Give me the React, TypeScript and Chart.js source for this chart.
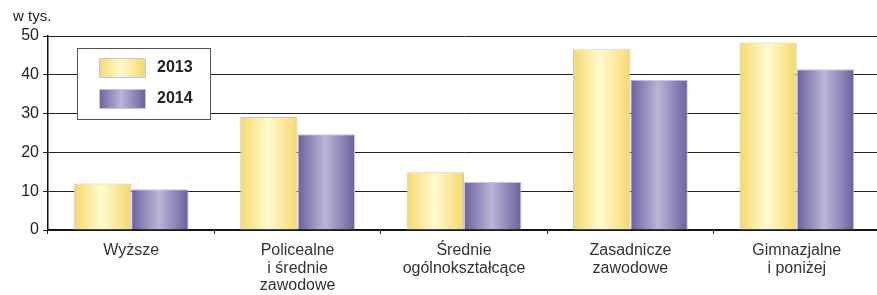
import React, { useEffect, useRef } from "react";
import { Chart, registerables } from "chart.js";

Chart.register(...registerables);

const categories: string[][] = [
  ["Wyższe"],
  ["Policealne", "i średnie", "zawodowe"],
  ["Średnie", "ogólnokształcące"],
  ["Zasadnicze", "zawodowe"],
  ["Gimnazjalne", "i poniżej"],
];
const seriesLabels = ["2013", "2014"];
const values2013 = [12.0, 29.1, 14.9, 46.6, 48.3];
const values2014 = [10.5, 24.7, 12.4, 38.7, 41.4];
const yMin = 0;
const yMax = 50;
const yStep = 10;
const unitLabel = "w tys.";

const CAT_PCT = 0.69;
const FONT = "'Liberation Sans', Arial, sans-serif";
const yellowStops = ["#f6d86c", "#fffbcf", "#f6d86c"];
const purpleStops = ["#6a619c", "#bcb5d8", "#6a619c"];
const barBorder = "#c9c3e3";

function makeGradient(ctx: CanvasRenderingContext2D, left: number, width: number, stops: string[]) {
  const g = ctx.createLinearGradient(left, 0, left + width, 0);
  g.addColorStop(0, stops[0]);
  g.addColorStop(0.48, stops[1]);
  g.addColorStop(1, stops[2]);
  return g;
}

function barFill(stops: string[]) {
  return (c: any) => {
    const chart = c.chart;
    const xs = chart.scales && chart.scales.x;
    if (!chart.chartArea || !xs || c.type !== "data" || !xs.width) return stops[0];
    const catW = xs.width / categories.length;
    const groupW = catW * CAT_PCT;
    const barW = groupW / 2;
    const center = xs.getPixelForValue(c.dataIndex);
    const left = center - groupW / 2 + c.datasetIndex * barW;
    return makeGradient(chart.ctx, left, barW, stops);
  };
}

const extrasPlugin = {
  id: "extras",
  afterDraw(chart: any) {
    const ctx: CanvasRenderingContext2D = chart.ctx;
    ctx.save();
    ctx.fillStyle = "#222";
    ctx.font = `15px ${FONT}`;
    ctx.textBaseline = "alphabetic";
    ctx.textAlign = "left";
    ctx.fillText(unitLabel, 13, 21);

    ctx.fillStyle = "#ffffff";
    ctx.fillRect(77, 48, 133, 71);
    ctx.strokeStyle = "#555";
    ctx.lineWidth = 1;
    ctx.strokeRect(77.5, 48.5, 133, 71);

    const items = [
      { label: seriesLabels[0], stops: yellowStops, y: 58 },
      { label: seriesLabels[1], stops: purpleStops, y: 89 },
    ];
    for (const it of items) {
      ctx.fillStyle = makeGradient(ctx, 99, 46, it.stops);
      ctx.fillRect(99, it.y, 46, 19);
      ctx.strokeStyle = barBorder;
      ctx.strokeRect(99.5, it.y + 0.5, 46, 19);
      ctx.fillStyle = "#222";
      ctx.font = `bold 16px ${FONT}`;
      ctx.textBaseline = "middle";
      ctx.fillText(it.label, 157, it.y + 10);
    }
    ctx.restore();
  },
};

export default function App() {
  const ref = useRef<HTMLCanvasElement | null>(null);
  useEffect(() => {
    if (!ref.current) return;
    const chart = new Chart(ref.current, {
      type: "bar",
      data: {
        labels: categories as any,
        datasets: [
          {
            label: seriesLabels[0],
            data: values2013,
            backgroundColor: barFill(yellowStops) as any,
            borderColor: barBorder,
            borderWidth: 1,
          },
          {
            label: seriesLabels[1],
            data: values2014,
            backgroundColor: barFill(purpleStops) as any,
            borderColor: barBorder,
            borderWidth: 1,
          },
        ],
      },
      options: {
        animation: false,
        responsive: true,
        maintainAspectRatio: false,
        layout: { padding: { top: 36, right: 0, left: 0, bottom: 0 } },
        plugins: {
          legend: { display: false },
          tooltip: { enabled: false },
        },
        datasets: { bar: { categoryPercentage: CAT_PCT, barPercentage: 1 } },
        scales: {
          x: {
            grid: {
              display: true,
              offset: true,
              drawOnChartArea: false,
              drawTicks: true,
              tickLength: 4,
              color: "#222",
            },
            border: { display: true, color: "#111", width: 1.5 },
            ticks: {
              color: "#333",
              font: { family: FONT, size: 16, lineHeight: 1.1 },
              padding: 8,
              maxRotation: 0,
              autoSkip: false,
            },
            afterFit: (s: any) => {
              s.height = 65;
            },
          },
          y: {
            min: yMin,
            max: yMax,
            ticks: {
              stepSize: yStep,
              color: "#222",
              font: { family: FONT, size: 16 },
              padding: 4,
            },
            grid: { color: "#222", lineWidth: 1, tickLength: 5, drawTicks: true },
            border: { display: true, color: "#111", width: 1.5 },
            afterFit: (s: any) => {
              s.width = 48;
            },
          },
        },
      },
      plugins: [extrasPlugin],
    });
    return () => chart.destroy();
  }, []);
  return (
    <div style={{ position: "fixed", left: 0, top: 0, width: 877, height: 295, overflow: "hidden", background: "#fff" }}>
      <div style={{ position: "absolute", left: 0, top: 0, width: 880, height: 295 }}>
        <canvas ref={ref} />
      </div>
    </div>
  );
}
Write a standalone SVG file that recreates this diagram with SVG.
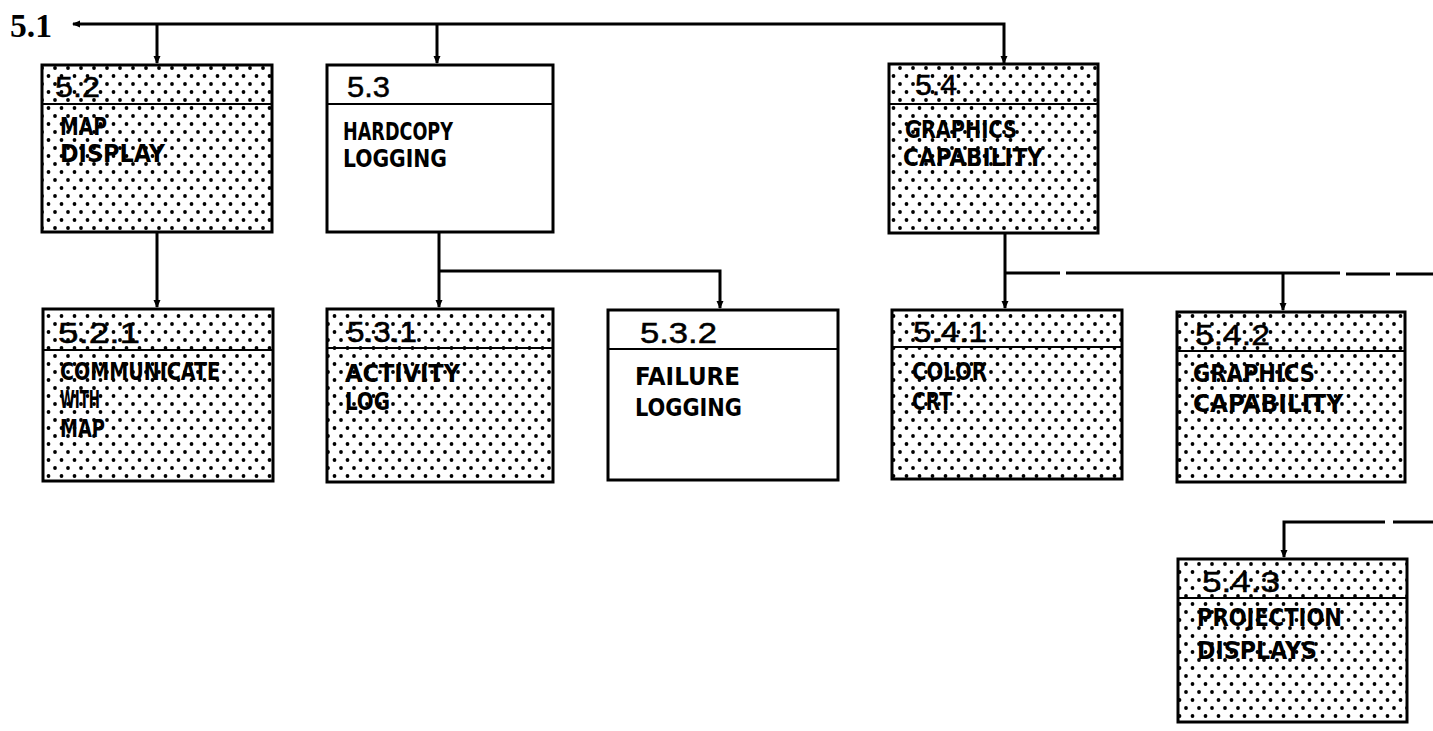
<svg xmlns="http://www.w3.org/2000/svg" width="1433" height="731" viewBox="0 0 1433 731">
<defs>
<style>
.box{stroke:#000;stroke-width:3}
.sh{fill:url(#dots)}
.wh{fill:#fff}
.div{stroke:#000;stroke-width:2}
.num{font-family:"Liberation Sans","DejaVu Sans",sans-serif;font-size:30px;fill:#000;stroke:#000;stroke-width:0.5}
.lbl{font-family:"DejaVu Sans Condensed","DejaVu Sans",sans-serif;font-weight:bold;font-size:25px;fill:#000}
.top{font-family:"Liberation Serif","DejaVu Serif",serif;font-weight:bold;font-size:34px;fill:#000}
.con{fill:none;stroke:#000;stroke-width:3}
</style>
<pattern id="dots" width="13" height="16" patternUnits="userSpaceOnUse">
<rect width="13" height="16" fill="#fff"/>
<circle cx="3" cy="4" r="1.9" fill="#000"/>
<circle cx="9.5" cy="12" r="1.9" fill="#000"/>
</pattern>
<marker id="arr" viewBox="0 0 8 8" refX="7" refY="4" markerWidth="8" markerHeight="8" markerUnits="userSpaceOnUse" orient="auto">
<path d="M0,0.5 L8,4 L0,7.5 z" fill="#000"/>
</marker>
<marker id="st" viewBox="0 0 8 8" refX="1" refY="4" markerWidth="8" markerHeight="8" markerUnits="userSpaceOnUse" orient="auto">
<path d="M0,4 L8,0.5 L8,7.5 z" fill="#000"/>
</marker>
</defs>
<rect width="1433" height="731" fill="#fff"/>

<g id="connectors">
<path class="con" d="M73,24 H1004 V63" marker-start="url(#st)" marker-end="url(#arr)"/>
<path class="con" d="M157,24 V63" marker-end="url(#arr)"/>
<path class="con" d="M437,24 V63" marker-end="url(#arr)"/>
<path class="con" d="M157,232 V307" marker-end="url(#arr)"/>
<path class="con" d="M439,232 V307" marker-end="url(#arr)"/>
<path class="con" d="M439,271 H720 V308" marker-end="url(#arr)"/>
<path class="con" d="M1005,233 V308" marker-end="url(#arr)"/>
<path class="con" d="M1005,273 H1060"/>
<path class="con" d="M1066,273 H1340"/>
<path class="con" d="M1346,274 H1390"/>
<path class="con" d="M1396,274 H1433"/>
<path class="con" d="M1283,274 V310" marker-end="url(#arr)"/>
<path class="con" d="M1385,522 H1284 V557" marker-end="url(#arr)"/>
<path class="con" d="M1393,522 H1433"/>
</g>

<g id="n5_1"><text class="top" x="10" y="37" textLength="42" lengthAdjust="spacingAndGlyphs">5.1</text></g>

<g id="n5_2">
<rect class="box sh" x="42" y="65" width="230" height="167"/>
<line class="div" x1="42" y1="104" x2="272" y2="104"/>
<text class="num" x="55" y="97" textLength="45" lengthAdjust="spacingAndGlyphs">5.2</text>
<text class="lbl" x="60" y="135" textLength="47" lengthAdjust="spacingAndGlyphs">MAP</text>
<text class="lbl" x="60" y="162" textLength="105" lengthAdjust="spacingAndGlyphs">DISPLAY</text>
</g>

<g id="n5_3">
<rect class="box wh" x="327" y="65" width="226" height="167"/>
<line class="div" x1="327" y1="104" x2="553" y2="104"/>
<text class="num" x="347" y="97" textLength="43" lengthAdjust="spacingAndGlyphs">5.3</text>
<text class="lbl" x="343" y="140" textLength="110" lengthAdjust="spacingAndGlyphs">HARDCOPY</text>
<text class="lbl" x="343" y="167" textLength="104" lengthAdjust="spacingAndGlyphs">LOGGING</text>
</g>

<g id="n5_4">
<rect class="box sh" x="889" y="64" width="209" height="169"/>
<line class="div" x1="889" y1="104" x2="1098" y2="104"/>
<text class="num" x="915" y="95" textLength="42" lengthAdjust="spacingAndGlyphs">5.4</text>
<text class="lbl" x="905" y="138" textLength="112" lengthAdjust="spacingAndGlyphs">GRAPHICS</text>
<text class="lbl" x="903" y="166" textLength="140" lengthAdjust="spacingAndGlyphs">CAPABILITY</text>
</g>

<g id="n5_2_1">
<rect class="box sh" x="43" y="309" width="230" height="172"/>
<line class="div" x1="43" y1="350" x2="273" y2="350"/>
<text class="num" x="58" y="343" textLength="82" lengthAdjust="spacingAndGlyphs">5.2.1</text>
<text class="lbl" x="60" y="380" textLength="160" lengthAdjust="spacingAndGlyphs">COMMUNICATE</text>
<text class="lbl" x="60" y="408" textLength="40" lengthAdjust="spacingAndGlyphs">WITH</text>
<text class="lbl" x="60" y="437" textLength="45" lengthAdjust="spacingAndGlyphs">MAP</text>
</g>

<g id="n5_3_1">
<rect class="box sh" x="327" y="309" width="226" height="173"/>
<line class="div" x1="327" y1="348" x2="553" y2="348"/>
<text class="num" x="347" y="342" textLength="70" lengthAdjust="spacingAndGlyphs">5.3.1</text>
<text class="lbl" x="345" y="382" textLength="115" lengthAdjust="spacingAndGlyphs">ACTIVITY</text>
<text class="lbl" x="345" y="410" textLength="45" lengthAdjust="spacingAndGlyphs">LOG</text>
</g>

<g id="n5_3_2">
<rect class="box wh" x="608" y="310" width="230" height="170"/>
<line class="div" x1="608" y1="349" x2="838" y2="349"/>
<text class="num" x="640" y="343" textLength="77" lengthAdjust="spacingAndGlyphs">5.3.2</text>
<text class="lbl" x="635" y="385" textLength="105" lengthAdjust="spacingAndGlyphs">FAILURE</text>
<text class="lbl" x="635" y="416" textLength="107" lengthAdjust="spacingAndGlyphs">LOGGING</text>
</g>

<g id="n5_4_1">
<rect class="box sh" x="892" y="310" width="230" height="169"/>
<line class="div" x1="892" y1="347" x2="1122" y2="347"/>
<text class="num" x="913" y="342" textLength="74" lengthAdjust="spacingAndGlyphs">5.4.1</text>
<text class="lbl" x="912" y="380" textLength="75" lengthAdjust="spacingAndGlyphs">COLOR</text>
<text class="lbl" x="912" y="410" textLength="40" lengthAdjust="spacingAndGlyphs">CRT</text>
</g>

<g id="n5_4_2">
<rect class="box sh" x="1177" y="312" width="228" height="170"/>
<line class="div" x1="1177" y1="351" x2="1405" y2="351"/>
<text class="num" x="1195" y="345" textLength="75" lengthAdjust="spacingAndGlyphs">5.4.2</text>
<text class="lbl" x="1193" y="382" textLength="122" lengthAdjust="spacingAndGlyphs">GRAPHICS</text>
<text class="lbl" x="1193" y="412" textLength="150" lengthAdjust="spacingAndGlyphs">CAPABILITY</text>
</g>

<g id="n5_4_3">
<rect class="box sh" x="1178" y="559" width="229" height="163"/>
<line class="div" x1="1178" y1="598" x2="1407" y2="598"/>
<text class="num" x="1202" y="592" textLength="78" lengthAdjust="spacingAndGlyphs">5.4.3</text>
<text class="lbl" x="1197" y="626" textLength="145" lengthAdjust="spacingAndGlyphs">PROJECTION</text>
<text class="lbl" x="1197" y="659" textLength="120" lengthAdjust="spacingAndGlyphs">DISPLAYS</text>
</g>
</svg>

▶ Task
Without the pictures, write out the lines from the beginning of the entries through the line with "Chart.register(...registerables);".

▶ Response to the exercise
Give me the React, TypeScript and Chart.js source for this chart.
import React, { useEffect, useRef } from "react";
import { Chart, registerables } from "chart.js";

Chart.register(...registerables);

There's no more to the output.